Culture, Chili and Crooked Celebrations 

The Week in Review

Beer buffs got crooked at Crooked Fence's first anniversary party.

Rebecca Cuellar

Beer buffs got crooked at Crooked Fence's first anniversary party.

Though downtown Boise's cavernous clubs were mostly empty as sheets of snow blanketed the streets Feb. 22, things were heating up inside the Reef.

By 11 p.m., Bay Area funk band Monophonics had dozens of fans grooving to its "mid-tempo funk beats, peppered with staccato wubs of bass and rhythmic stabs of organ," noted Boise Weekly's Josh Gross.

"From the audience's perspective, the songs are almost interchangeable: a funk groove with gravelly, southern-fried vocals focused on love and power gone wrong," said Gross. "The goal, of course, is to get people to forget their problems for a bit and refocus on what really matters: booty shaking."

With the previous evening's snow melted into slushy puddles, BW's Harrison Berry made his way to the Boise Art Museum Feb. 23 for the opening of its newest exhibit, Origins: Objects of Material Culture. According to Berry, Origins is a three-part exhibit that draws from Native American, Papuan (New Guinea) and Malian (Africa) material cultures from the pre-European contact period to the present day.

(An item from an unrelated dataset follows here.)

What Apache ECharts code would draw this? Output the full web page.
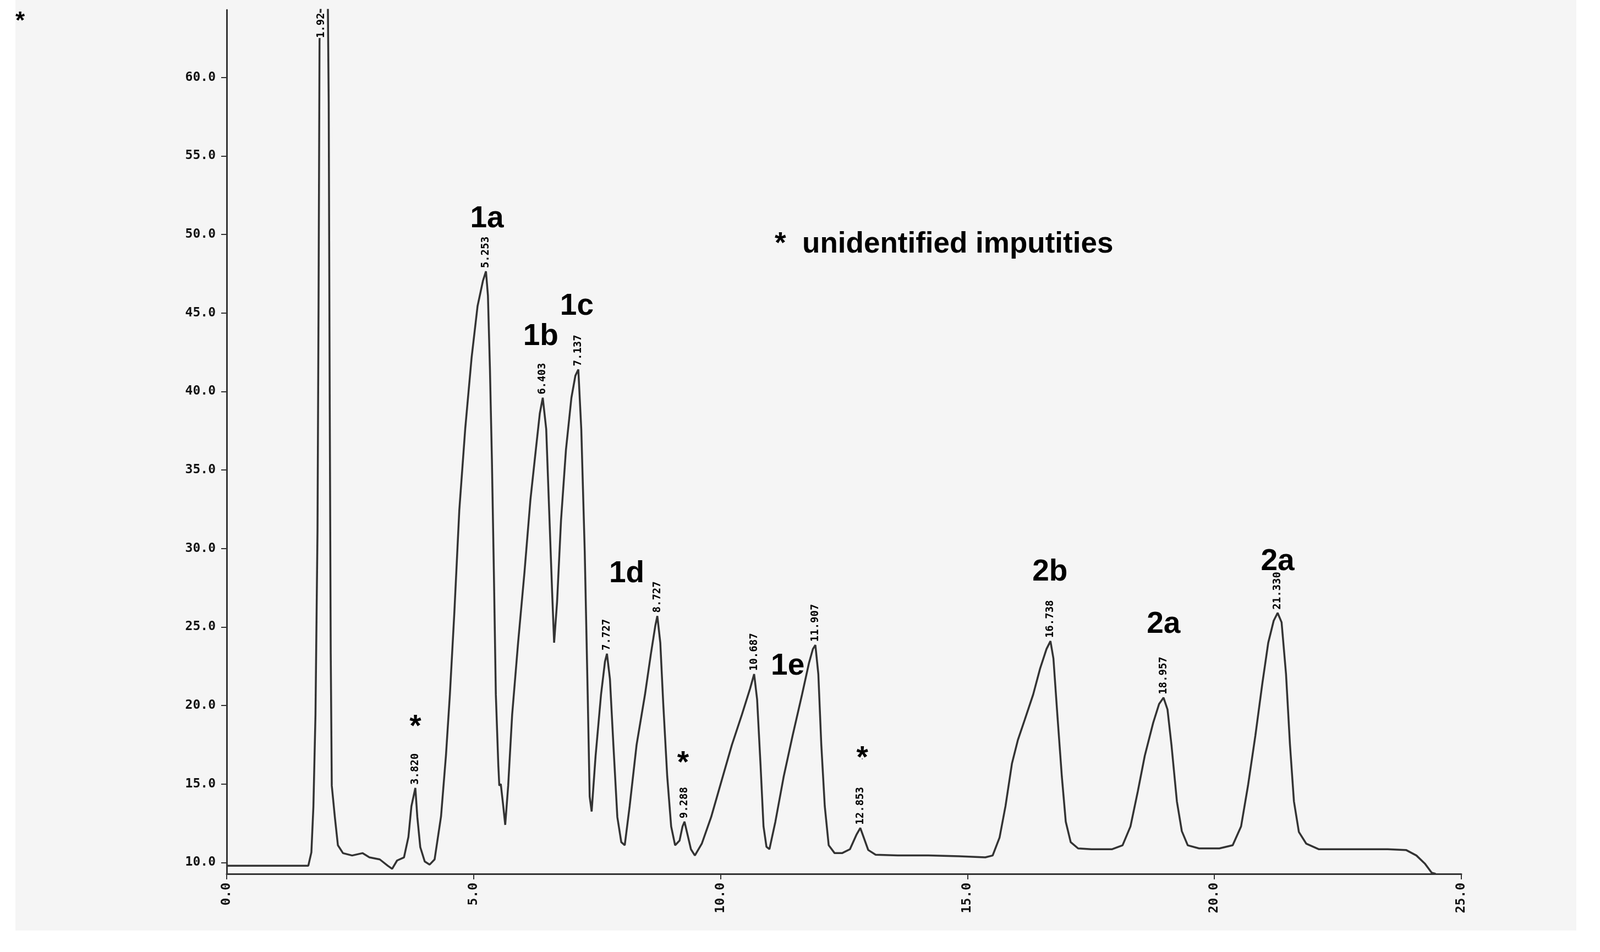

"Perhaps the most engaging of the display rooms is dedicated to African art," explained Berry. "Here, beautiful metalworks and representational ceremonial masks mark the diversity and sophistication of Malian culture. An elaborately carved granary door attests to advanced agricultural practices, and iron and bronze currency items like anklets and necklaces suggest smelting techniques and trade with faraway cultures."

While Berry filled his brain with art, Gross filled his gut with chili Feb. 23 at the annual Hyde Park Chili Cook-Off.

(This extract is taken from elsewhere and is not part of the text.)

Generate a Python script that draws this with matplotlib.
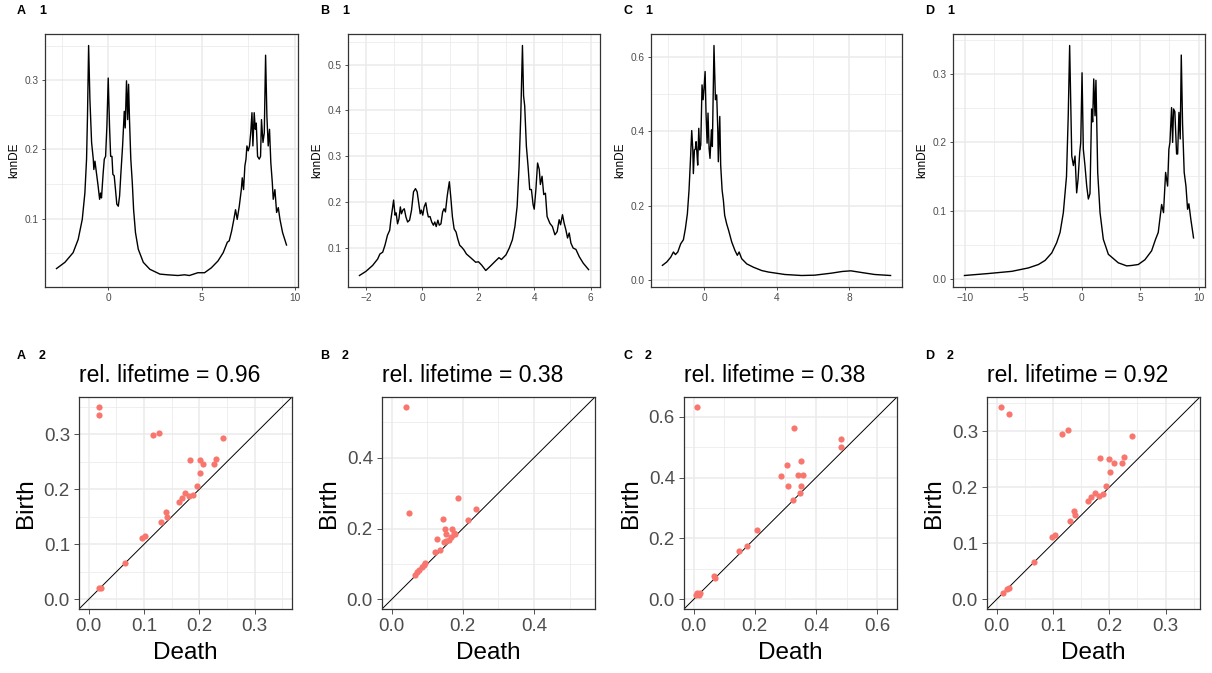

"This year's rendition of the annual Cook-Off featured an expanded roster of chilies from last year--18 instead of 11--as well as a more adventurous series of recipes, everything from simple and traditional stews to daring uses of ingredients like elk, pumpkin ale and finely chopped Swiss chard, which soaked up the chili flavor magnificently."

The judges, who included Gross, ultimately gave top honors to Peak Restoration's Summer Chili, made with ancho chilies and a variety of white beans topped with queso fresco.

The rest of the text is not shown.